Britain’s “Post-Racial” Fantasy
Eddo-Lodge opens by exposing Britain’s myth of being “post-racial”—a comforting illusion that racism ended with the civil rights era. This myth allows many white Britons to insist that racism only existed in distant history or across the Atlantic in the United States. The author shows how this denial manifests culturally and politically: in conversations that focus on being “colorblind,” institutions that claim neutrality while reproducing inequality, and a public that often blames people of colour for their own marginalisation.
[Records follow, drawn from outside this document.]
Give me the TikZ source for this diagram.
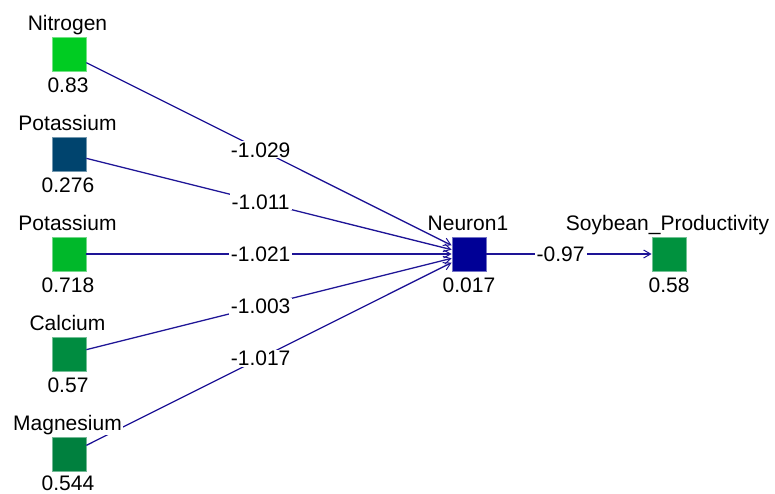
\documentclass[tikz,border=0pt]{standalone}
\usepackage{fontspec}
\setmainfont{Liberation Sans}
\usetikzlibrary{arrows.meta}

\definecolor{nitro}{RGB}{0,204,34}
\definecolor{potA}{RGB}{0,68,110}
\definecolor{potB}{RGB}{0,184,42}
\definecolor{calc}{RGB}{0,140,64}
\definecolor{magn}{RGB}{0,128,62}
\definecolor{neur}{RGB}{0,0,150}
\definecolor{soy}{RGB}{0,146,62}
\definecolor{wire}{RGB}{30,20,150}

\tikzset{
  unitbox/.style={minimum size=34pt, inner sep=0pt, fill=#1, draw=#1!55!white, line width=0.8pt},
  edge/.style={draw=wire, line width=1.3pt, -{Straight Barb[length=7pt,width=8pt,line width=1pt]}},
  wlab/.style={fill=white, inner xsep=2pt, inner ysep=1pt, font=\fontsize{21}{24}\selectfont},
  nlab/.style={fill=white, inner sep=1pt, anchor=base, font=\fontsize{21}{24}\selectfont},
  vlab/.style={inner sep=0pt, anchor=base, font=\fontsize{21}{24}\selectfont}
}

\begin{document}
\begin{tikzpicture}[x=1pt, y=-1pt]
\useasboundingbox (0,0) rectangle (775,493);

% units
\node[unitbox=nitro] (n1) at (69,54) {};
\node[unitbox=potA]  (n2) at (69,154) {};
\node[unitbox=potB]  (n3) at (69,254) {};
\node[unitbox=calc]  (n4) at (69,354) {};
\node[unitbox=magn]  (n5) at (69,454) {};
\node[unitbox=neur]  (hid) at (469,254) {};
\node[unitbox=soy]   (out) at (669,254) {};

% weighted connections
\draw[edge] (n1) -- node[wlab, pos=0.477] {-1.029} (hid);
\draw[edge] (n2) -- node[wlab, pos=0.477] {-1.011} (hid);
\draw[edge] (n3) -- node[wlab, pos=0.477] {-1.021} (hid);
\draw[edge] (n4) -- node[wlab, pos=0.477] {-1.003} (hid);
\draw[edge] (n5) -- node[wlab, pos=0.477] {-1.017} (hid);
\draw[edge] (hid) -- node[wlab, pos=0.449] {-0.97} (out);

% names above the units
\node[nlab] (t1) at (67.5,30) {Nitrogen};
\node[nlab] (t2) at (67.5,130) {Potassium};
\node[nlab] (t3) at (67.5,230) {Potassium};
\node[nlab] (t4) at (67.5,330) {Calcium};
\node[nlab] (t5) at (67.5,430) {Magnesium};
\node[nlab] (th) at (468,230) {Neuron1};
\node[nlab] (to) at (667.5,230) {Soybean\_Productivity};

% activation values below the units
\node[vlab] (v1) at (68,92) {0.83};
\node[vlab] (v2) at (68,192) {0.276};
\node[vlab] (v3) at (68,292) {0.718};
\node[vlab] (v4) at (68,392) {0.57};
\node[vlab] (v5) at (68,490) {0.544};
\node[vlab] (vh) at (469,292) {0.017};
\node[vlab] (vo) at (669,292) {0.58};
\end{tikzpicture}
\end{document}
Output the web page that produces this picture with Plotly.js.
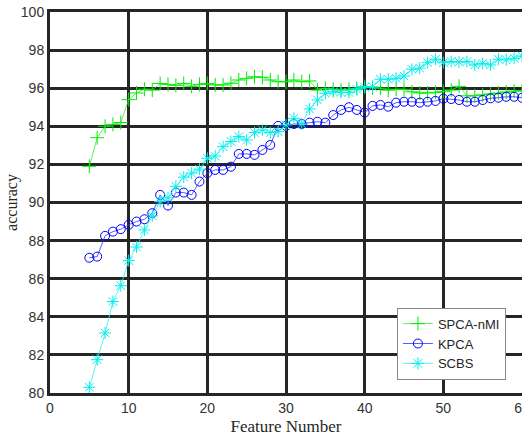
<!DOCTYPE html>
<html>
<head>
<meta charset="utf-8">
<script src="https://cdn.plot.ly/plotly-3.0.1.min.js"></script>
<style>html,body{margin:0;padding:0;background:#fff;}#chart{width:522px;height:445px;}</style>
</head>
<body>
<div id="chart"></div>
<script>
const featureNumbers = [5,6,7,8,9,10,11,12,13,14,15,16,17,18,19,20,21,22,23,24,25,26,27,28,29,30,31,32,33,34,35,36,37,38,39,40,41,42,43,44,45,46,47,48,49,50,51,52,53,54,55,56,57,58,59,60];

const spcaNmi = [91.9,93.4,94.0,94.1,94.2,95.4,95.75,95.95,95.9,96.25,96.2,96.15,96.25,96.1,96.2,96.25,96.17,96.17,96.26,96.43,96.52,96.6,96.57,96.43,96.34,96.34,96.43,96.34,96.38,95.9,95.99,95.94,95.9,95.94,95.99,96.08,96.03,96.0,95.9,95.94,95.94,95.81,95.75,95.75,95.78,95.82,95.9,96.1,95.6,95.6,95.65,95.7,95.75,95.8,95.85,95.87];

const kpca = [87.1,87.16,88.25,88.47,88.6,88.83,89.0,89.12,89.44,90.4,89.84,90.52,90.52,90.4,91.1,91.54,91.71,91.71,91.88,92.55,92.55,92.5,92.76,93.02,94.02,94.02,94.12,94.12,94.19,94.24,94.19,94.59,94.86,95.0,94.86,94.72,95.07,95.12,95.03,95.24,95.29,95.29,95.24,95.29,95.33,95.45,95.43,95.38,95.29,95.29,95.38,95.47,95.5,95.55,95.55,95.5];

const scbs = [80.3,81.75,83.15,84.8,85.63,86.95,87.66,88.56,89.3,90.05,90.25,90.85,91.33,91.54,91.75,92.32,92.44,92.93,93.2,93.46,93.28,93.67,93.81,93.67,93.72,94.07,94.42,94.12,94.91,95.38,95.73,95.82,95.78,95.78,95.94,96.05,96.08,96.47,96.47,96.52,96.64,96.99,97.05,97.34,97.52,97.34,97.4,97.37,97.4,97.22,97.3,97.22,97.52,97.49,97.57,97.69];

const seriesNames = ['SPCA-nMI','KPCA','SCBS'];
const xTicks = [0,10,20,30,40,50,60];
const yTicks = [80,82,84,86,88,90,92,94,96,98,100];

const traces = [
  {x: featureNumbers, y: spcaNmi, name: seriesNames[0], type: 'scatter', mode: 'lines+markers',
   line: {color: '#33ee33', width: 0.8},
   marker: {symbol: 'cross-thin-open', size: 10, color: '#00ee00', line: {color: '#00ee00', width: 1}}},
  {x: featureNumbers, y: kpca, name: seriesNames[1], type: 'scatter', mode: 'lines+markers',
   line: {color: '#3333ff', width: 0.8},
   marker: {symbol: 'circle-open', size: 9, color: '#0000ff', line: {color: '#0000ff', width: 1}}},
  {x: featureNumbers, y: scbs, name: seriesNames[2], type: 'scatter', mode: 'lines+markers',
   line: {color: '#33eeee', width: 0.8},
   marker: {symbol: 'asterisk-open', size: 10, color: '#00eeee', line: {color: '#00eeee', width: 1}}}
];

const axisCommon = {
  showline: true, mirror: true, linecolor: '#262626', linewidth: 3,
  showgrid: true, gridcolor: '#262626', gridwidth: 3,
  zeroline: false, ticks: '', ticklabeloverflow: 'allow',
  tickfont: {family: 'Liberation Sans, Arial, sans-serif', size: 14, color: '#333333'}
};

const layout = {
  width: 522, height: 445,
  margin: {l: 50, r: 0, t: 12, b: 52},
  paper_bgcolor: '#ffffff', plot_bgcolor: '#ffffff',
  showlegend: true,
  xaxis: Object.assign({}, axisCommon, {
    range: [0, 60], tickvals: xTicks, ticktext: xTicks.map(String),
    title: {text: 'Feature Number', standoff: 6,
            font: {family: 'Liberation Serif, Times New Roman, serif', size: 17, color: '#262626'}}
  }),
  yaxis: Object.assign({}, axisCommon, {
    range: [80, 100], tickvals: yTicks, ticktext: yTicks.map(String),
    title: {text: 'accuracy', standoff: 0,
            font: {family: 'Liberation Serif, Times New Roman, serif', size: 16, color: '#262626'}}
  }),
  legend: {
    x: 0.966, y: 0.035, xanchor: 'right', yanchor: 'bottom',
    bgcolor: '#ffffff', bordercolor: '#888888', borderwidth: 1,
    font: {family: 'Liberation Sans, Arial, sans-serif', size: 13, color: '#262626'},
    tracegroupgap: 0, itemwidth: 30, tracegroupgap: 0
  }
};

Plotly.newPlot('chart', traces, layout, {displayModeBar: false, staticPlot: true});
</script>
</body>
</html>
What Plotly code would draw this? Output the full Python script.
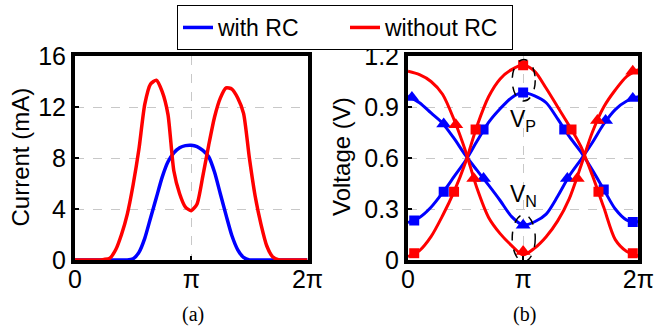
import plotly.graph_objects as go
from plotly.subplots import make_subplots

# ---------------- data (x in units of pi) ----------------
# (a) current
cur_x = [round(0.05 * i, 2) for i in range(41)]
cur_with_rc = [0, 0, 0, 0, 0, 0, 0, 0, 0, 0,
               0.1, 0.6, 1.7, 3.3, 4.9, 6.5, 7.7, 8.4, 8.8, 8.97,
               9.0, 8.9, 8.6, 8.1, 6.9, 5.2, 3.5, 1.9, 0.8, 0.2,
               0, 0, 0, 0, 0, 0, 0, 0, 0, 0, 0]
cur_without_rc = [0, 0, 0, 0, 0, 0.05, 0.15, 0.8, 2.0, 3.6,
                  5.9, 8.7, 12.2, 13.8, 14.1, 13.2, 11.4, 7.0, 5.2, 4.15,
                  3.87, 4.4, 6.6, 9.0, 11.2, 12.7, 13.5, 13.4, 12.7, 11.5,
                  8.0, 5.0, 2.8, 1.1, 0.25, 0.02, 0, 0, 0, 0, 0]

# (b) voltages
v_x = [round(0.1 * i, 1) for i in range(21)]
vp_with_rc = [0.22, 0.25, 0.31, 0.395, 0.49, 0.585, 0.70, 0.81, 0.89, 0.955, 0.985,
              0.965, 0.925, 0.83, 0.727, 0.637, 0.53, 0.415, 0.30, 0.235, 0.225]
vn_with_rc = [0.965, 0.925, 0.865, 0.805, 0.715, 0.615, 0.527, 0.44, 0.35, 0.255, 0.205,
              0.225, 0.27, 0.375, 0.494, 0.589, 0.69, 0.80, 0.885, 0.935, 0.96]
vp_without_rc = [0.02, 0.055, 0.137, 0.26, 0.402, 0.575, 0.79, 0.96, 1.065, 1.12, 1.145,
                 1.11, 1.01, 0.90, 0.79, 0.67, 0.50, 0.31, 0.12, 0.05, 0.025]
vn_without_rc = [1.11, 1.09, 1.05, 0.975, 0.825, 0.64, 0.42, 0.25, 0.155, 0.085, 0.03,
                 0.07, 0.137, 0.23, 0.36, 0.55, 0.75, 0.90, 1.00, 1.08, 1.12]

# marker samples
sq_with_x = [0.054, 0.31, 0.656, 1.0, 1.357, 1.70, 1.952]
sq_with_y = [0.233, 0.402, 0.767, 0.985, 0.767, 0.415, 0.223]
sq_without_x = [0.054, 0.40, 0.587, 1.0, 1.42, 1.654, 1.952]
sq_without_y = [0.04, 0.402, 0.767, 1.145, 0.767, 0.402, 0.04]
tri_with_x = [0.034, 0.31, 0.656, 1.0, 1.384, 1.716, 1.952]
tri_with_y = [0.956, 0.80, 0.479, 0.204, 0.479, 0.82, 0.95]
tri_without_x = [0.415, 0.571, 1.0, 1.47, 1.645, 1.952]
tri_without_y = [0.796, 0.479, 0.05, 0.479, 0.82, 1.11]

x_tickvals = [0, 1, 2]
x_ticktext = ["0", "π", "2π"]
y1_ticks = [0, 4, 8, 12, 16]
y2_ticks = [0, 0.3, 0.6, 0.9, 1.2]
y2_ticktext = ["0", "0.3", "0.6", "0.9", "1.2"]

BLUE = "#0000ff"
RED = "#ff0000"
W, H = 655, 328

fig = make_subplots(rows=1, cols=2)

fig.add_trace(go.Scatter(x=cur_x, y=cur_with_rc, mode="lines", name="with RC",
                         line=dict(color=BLUE, width=3.5, shape="spline", smoothing=0.6)), 1, 1)
fig.add_trace(go.Scatter(x=cur_x, y=cur_without_rc, mode="lines", name="without RC",
                         line=dict(color=RED, width=3.5, shape="spline", smoothing=0.6)), 1, 1)

for ys, c in [(vp_with_rc, BLUE), (vn_with_rc, BLUE), (vp_without_rc, RED), (vn_without_rc, RED)]:
    fig.add_trace(go.Scatter(x=v_x, y=ys, mode="lines", showlegend=False,
                             line=dict(color=c, width=3, shape="spline", smoothing=0.8)), 1, 2)

for xs, ys, c, sym, sz in [
    (sq_with_x, sq_with_y, BLUE, "square", 10),
    (tri_with_x, tri_with_y, BLUE, "triangle-up", 13),
    (sq_without_x, sq_without_y, RED, "square", 10),
    (tri_without_x, tri_without_y, RED, "triangle-up", 13),
]:
    fig.add_trace(go.Scatter(x=xs, y=ys, mode="markers", showlegend=False,
                             marker=dict(color=c, symbol=sym, size=sz, line=dict(width=0))), 1, 2)

FONT = "Arial, Liberation Sans, sans-serif"
ydom = [1 - 260 / H, 1 - 56 / H]
axis_common = dict(showline=True, linecolor="black", linewidth=4, mirror=True,
                   showgrid=True, gridcolor="#c8c8c8", gridwidth=1, griddash="dash",
                   ticks="inside", ticklen=4, tickwidth=2, tickcolor="black",
                   tickfont=dict(family=FONT, size=25, color="black"), zeroline=False,
                   automargin=False)

fig.update_xaxes(**axis_common, range=[0, 2], tickvals=x_tickvals, ticktext=x_ticktext,
                 ticklabelstandoff=-6)
fig.update_xaxes(domain=[75 / W, 307.5 / W], row=1, col=1)
fig.update_xaxes(domain=[408 / W, 638.3 / W], row=1, col=2)
fig.update_yaxes(**axis_common, domain=ydom, ticklabelstandoff=0)
fig.update_yaxes(range=[0, 16], tickvals=y1_ticks, row=1, col=1)
fig.update_yaxes(range=[0, 1.2], tickvals=y2_ticks, ticktext=y2_ticktext, row=1, col=2)

# ellipses around V_P and V_N at pi
for y0, y1 in [(0.935, 1.18), (-0.01, 0.267)]:
    fig.add_shape(type="circle", xref="x2", yref="y2", x0=0.905, x1=1.105, y0=y0, y1=y1,
                  line=dict(color="black", width=1.5, dash="dash"))

SERIF = "Liberation Serif, Times New Roman, serif"
ann = [
    dict(x=1.0, y=0.82, xref="x2", yref="y2", text="V<sub>P</sub>", showarrow=False,
         xanchor="center", yanchor="middle", font=dict(family=FONT, size=23, color="black")),
    dict(x=1.0, y=0.38, xref="x2", yref="y2", text="V<sub>N</sub>", showarrow=False,
         xanchor="center", yanchor="middle", font=dict(family=FONT, size=23, color="black")),
    dict(x=20 / W, y=1 - 157.5 / H, xref="paper", yref="paper", text="Current (mA)",
         xanchor="center", yanchor="middle",
         textangle=-90, showarrow=False, font=dict(family=FONT, size=24, color="black")),
    dict(x=341 / W, y=1 - 157 / H, xref="paper", yref="paper", text="Voltage (V)",
         xanchor="center", yanchor="middle",
         textangle=-90, showarrow=False, font=dict(family=FONT, size=24, color="black")),
    dict(x=193 / W, y=1 - 314 / H, xref="paper", yref="paper", text="(a)", showarrow=False,
         xanchor="center", yanchor="middle", font=dict(family=SERIF, size=20, color="black")),
    dict(x=524 / W, y=1 - 314 / H, xref="paper", yref="paper", text="(b)", showarrow=False,
         xanchor="center", yanchor="middle", font=dict(family=SERIF, size=20, color="black")),
]

fig.update_layout(
    width=W, height=H, margin=dict(l=0, r=0, t=0, b=0, autoexpand=False),
    paper_bgcolor="white", plot_bgcolor="white",
    annotations=ann,
    legend=dict(orientation="h", x=177 / W, xanchor="left", y=1 - 5 / H, yanchor="top",
                bordercolor="black", borderwidth=1, bgcolor="white",
                font=dict(family=FONT, size=23, color="black"),
                itemwidth=30, tracegroupgap=0, entrywidth=122),
)

fig.write_html("out.html", config={"displayModeBar": False},
               post_script="document.body.style.margin='0';document.body.style.overflow='hidden';")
Race as a Structure of Power
Central to Eddo-Lodge’s argument is that racism is not a matter of good or bad individuals—it is a structural system of power. She defines structural racism as the invisible web of institutional policies, cultural norms, and group behaviours that collectively uphold white dominance. This is what she calls the “system,” evident in policing, education, housing, and employment. Using vivid British examples—like the handling of Stephen Lawrence’s murder and the government’s responses to race riots—she shows how systemic bias operates not through overt hatred but through bureaucratic indifference and coded language like “immigration control.”
History’s Hidden Legacy
Eddo-Lodge argues that Britain’s inability to face its racial present stems from the erasure of its racial past. Few people realise that cities like Liverpool and Bristol were built on slave-trade profits or that black and Asian soldiers served—and were erased—from World War history. Through figures such as Dr Harold Moody and the Bristol bus boycott activists, she reconstructs a buried black British history of resilience and resistance. Without knowing this past, she suggests, British identity remains trapped in selective amnesia about its imperial violence.
Why This Conversation Matters
The book insists that confronting whiteness is not optional—it’s essential for real social change. For Eddo-Lodge, talking about race means examining whiteness itself, not just black identity. She encourages white readers to use their privilege for advocacy, rather than guilt or performative acts. Her message is both pragmatic and hopeful: although the conversation is messy, uncomfortable, and unending, progress depends on facing discomfort, not skipping to a feel‑good resolution. As she writes in closing, “There’s no justice, there’s just us.”
Through its blend of historical research, personal reflection, and political critique, Why I’m No Longer Talking to White People About Race becomes more than an essay about frustration—it’s a call to action. It asks readers of every background to question how much denial and convenience they’re willing to tolerate in a society built on racial inequality, and reminds us that dismantling racism means unlearning the stories we’ve been told about ourselves.